If you find any other steps/settings useful then please let me know. Or, if any of this helps you, let me know which bits were most useful. Good luck.

Tuesday, 13 October 2009

Decide on a genre

An approach letter to an agent should usually include the genre of the book. In my book this is not very easy to identify – is it ‘crime’, ‘comedy’, or ‘fantasy’? Publishers will not create a new genre for my book no matter how much I’d like it to fit ‘fantastic realism’.
We are following these steps to help identify the most appropriate genre.


Bookshops normally display books by genres. Sometimes they change them (for instance our local Waterstones has recently combined ‘fantasy’ and ‘science fiction’ under one category of ‘sci fi’, so we will look again on our next visits to see what genres are going in and out of vogue).
Checking through the shelves under the genres we think the book might fit has helped identify if this is the right place, or the wrong place (and also shown which publishers are active in that genre). For instance, ‘fantasy’ may not be the appropriate genre (especially if the local bookshop doesn’t use it anymore). Perhaps it now fits better in ‘crime’. Looking at the best sellers in the area helps get a feel for the market, as does identifying similar writers.
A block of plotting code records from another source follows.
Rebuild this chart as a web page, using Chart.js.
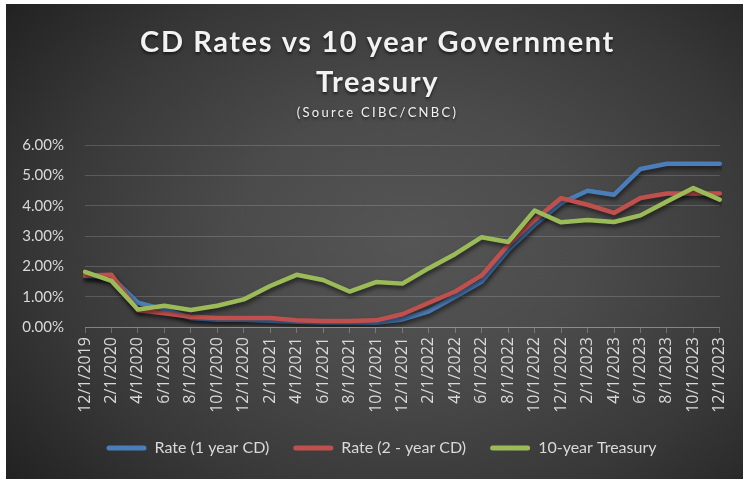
<!DOCTYPE html>
<html>
<head>
<meta charset="utf-8">
<title>CD Rates vs 10 year Government Treasury</title>
<script src="https://cdn.jsdelivr.net/npm/chart.js@4.4.0/dist/chart.umd.min.js"></script>
<style>
  html, body { margin: 0; padding: 0; background: #fff; }
  #wrap {
    position: absolute; left: 6px; top: 4px; width: 737px; height: 475px;
    background: radial-gradient(ellipse 70% 80% at 55% 50%, #555 0%, #4b4b4b 35%, #383838 70%, #222 100%);
  }
</style>
</head>
<body>
<div id="wrap"><canvas id="cd-chart"></canvas></div>
<script>
const dates = ['12/1/2019', '2/1/2020', '4/1/2020', '6/1/2020', '8/1/2020', '10/1/2020', '12/1/2020',
  '2/1/2021', '4/1/2021', '6/1/2021', '8/1/2021', '10/1/2021', '12/1/2021',
  '2/1/2022', '4/1/2022', '6/1/2022', '8/1/2022', '10/1/2022', '12/1/2022',
  '2/1/2023', '4/1/2023', '6/1/2023', '8/1/2023', '10/1/2023', '12/1/2023'];

// percent values
const oneYearCD = [1.68, 1.65, 0.80, 0.58, 0.30, 0.24, 0.24, 0.21, 0.17, 0.15, 0.15, 0.14, 0.25,
  0.52, 1.00, 1.50, 2.54, 3.37, 4.09, 4.49, 4.36, 5.21, 5.38, 5.38, 5.38];
const twoYearCD = [1.70, 1.72, 0.55, 0.45, 0.34, 0.30, 0.30, 0.30, 0.22, 0.20, 0.20, 0.22, 0.42,
  0.80, 1.17, 1.70, 2.71, 3.53, 4.25, 4.03, 3.76, 4.25, 4.40, 4.40, 4.40];
const treasury10 = [1.82, 1.52, 0.58, 0.70, 0.56, 0.70, 0.91, 1.35, 1.72, 1.55, 1.17, 1.48, 1.43,
  1.94, 2.41, 2.96, 2.80, 3.84, 3.45, 3.53, 3.46, 3.68, 4.14, 4.58, 4.20];

const titleLines = ['CD Rates vs 10 year Government', 'Treasury'];
const sourceNote = '(Source CIBC/CNBC)';

const textColor = '#d9d9d9';

// Excel-style title drawn on top, with letter spacing
const titlePlugin = {
  id: 'cdTitle',
  afterDraw(chart) {
    const ctx = chart.ctx;
    const cx = chart.width / 2 + 3;
    ctx.save();
    ctx.fillStyle = '#f2f2f2';
    ctx.textAlign = 'center';
    ctx.textBaseline = 'alphabetic';
    ctx.shadowColor = 'rgba(0,0,0,0.6)';
    ctx.shadowBlur = 3;
    ctx.shadowOffsetY = 2;
    ctx.font = 'bold 29px Lato';
    ctx.letterSpacing = '1.6px';
    ctx.fillText(titleLines[0], cx, 48);
    ctx.fillText(titleLines[1], cx, 88);
    ctx.font = '13px Lato';
    ctx.letterSpacing = '2.3px';
    ctx.fillText(sourceNote, cx, 113);
    ctx.restore();
  }
};

// soft drop shadow under the lines
const shadowPlugin = {
  id: 'lineShadow',
  beforeDatasetsDraw(chart) {
    const ctx = chart.ctx;
    ctx.save();
    ctx.shadowColor = 'rgba(0,0,0,0.55)';
    ctx.shadowBlur = 4;
    ctx.shadowOffsetX = 1;
    ctx.shadowOffsetY = 3;
  },
  afterDatasetsDraw(chart) {
    chart.ctx.restore();
  }
};

function lineSet(label, data, color, order) {
  return {
    label: label,
    data: data,
    borderColor: color,
    backgroundColor: color,
    borderWidth: 4.5,
    borderCapStyle: 'round',
    borderJoinStyle: 'round',
    pointRadius: 0,
    tension: 0,
    order: order
  };
}

const ctx = document.getElementById('cd-chart').getContext('2d');

const cdChart = new Chart(ctx, {
  type: 'line',
  data: {
    labels: dates,
    datasets: [
      lineSet('Rate (1 year CD)', oneYearCD, '#4a7ebb', 3),
      lineSet('Rate (2 - year CD)', twoYearCD, '#c0504d', 2),
      lineSet('10-year Treasury', treasury10, '#9bbb59', 1)
    ]
  },
  options: {
    responsive: true,
    maintainAspectRatio: false,
    animation: false,
    layout: {
      padding: { top: 141, left: 14, right: 0, bottom: 13 }
    },
    plugins: {
      title: { display: false },
      tooltip: { enabled: false },
      legend: {
        display: true,
        position: 'bottom',
        labels: {
          color: textColor,
          font: { family: 'Lato', size: 16 },
          boxWidth: 40,
          boxHeight: 5,
          padding: 24,
          useBorderRadius: true,
          borderRadius: 2.5,
          sort: (a, b) => a.datasetIndex - b.datasetIndex,
          generateLabels: (chart) => Chart.defaults.plugins.legend.labels.generateLabels(chart)
            .map(item => Object.assign(item, { lineWidth: 0 }))
        }
      }
    },
    scales: {
      x: {
        offset: false,
        afterFit: (scale) => { scale.height = 89; },
        grid: {
          display: true,
          drawOnChartArea: false,
          drawTicks: true,
          tickLength: 6,
          color: 'rgba(255,255,255,0.25)'
        },
        border: { display: true, color: 'rgba(255,255,255,0.25)', width: 1 },
        ticks: {
          color: textColor,
          font: { family: 'Open Sans', size: 16 },
          minRotation: 90,
          maxRotation: 90,
          autoSkip: false,
          padding: 4
        }
      },
      y: {
        min: 0,
        max: 6,
        afterFit: (scale) => { scale.width = 65; },
        grid: {
          color: 'rgba(255,255,255,0.16)',
          drawTicks: false
        },
        border: { display: false },
        ticks: {
          stepSize: 1,
          color: textColor,
          font: { family: 'Lato', size: 15 },
          padding: 21,
          callback: (v) => v.toFixed(2) + '%'
        }
      }
    }
  },
  plugins: [titlePlugin, shadowPlugin]
});
</script>
</body>
</html>
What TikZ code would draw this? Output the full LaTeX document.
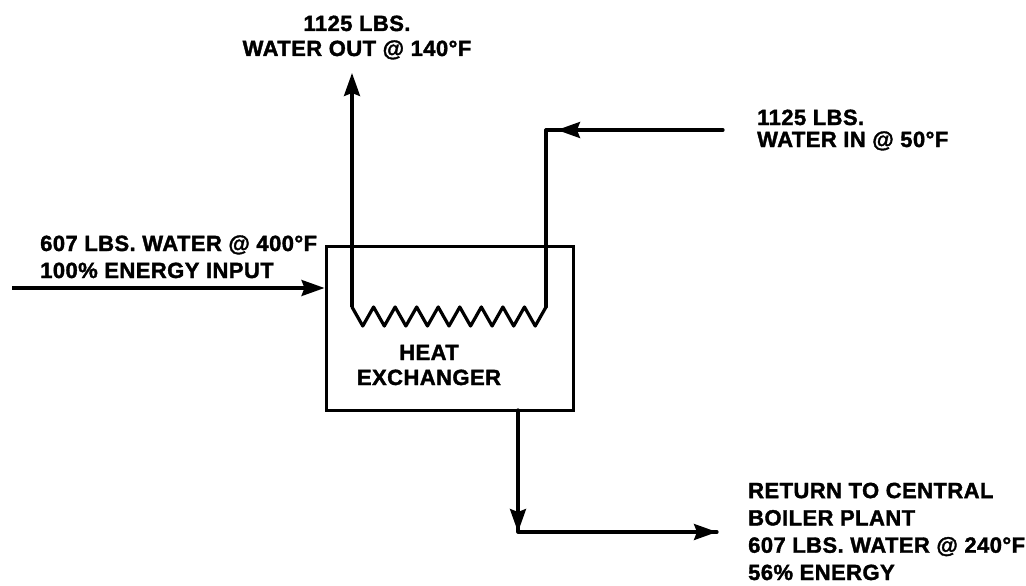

Amazon also lists books by genre. These are broadly similar to those in bookshops. However, Amazon has user defined tags that break the genre into more specific topics (ones that mean something to the person adding the tag, perhaps the name of a key character, or location, or anything that would help find that book or a book like it). Looking through Amazon's tags is also helping us decide on an appropriate genre.

Amazon tags

To see the Amazon tags:

  • 1. Choose any book (Dan Brown’s latest for instance).

  • 2. Open the book page.

  • 3. Scroll down to the bottom and there is a tag area called 'Tags Customers Associate with This Product'.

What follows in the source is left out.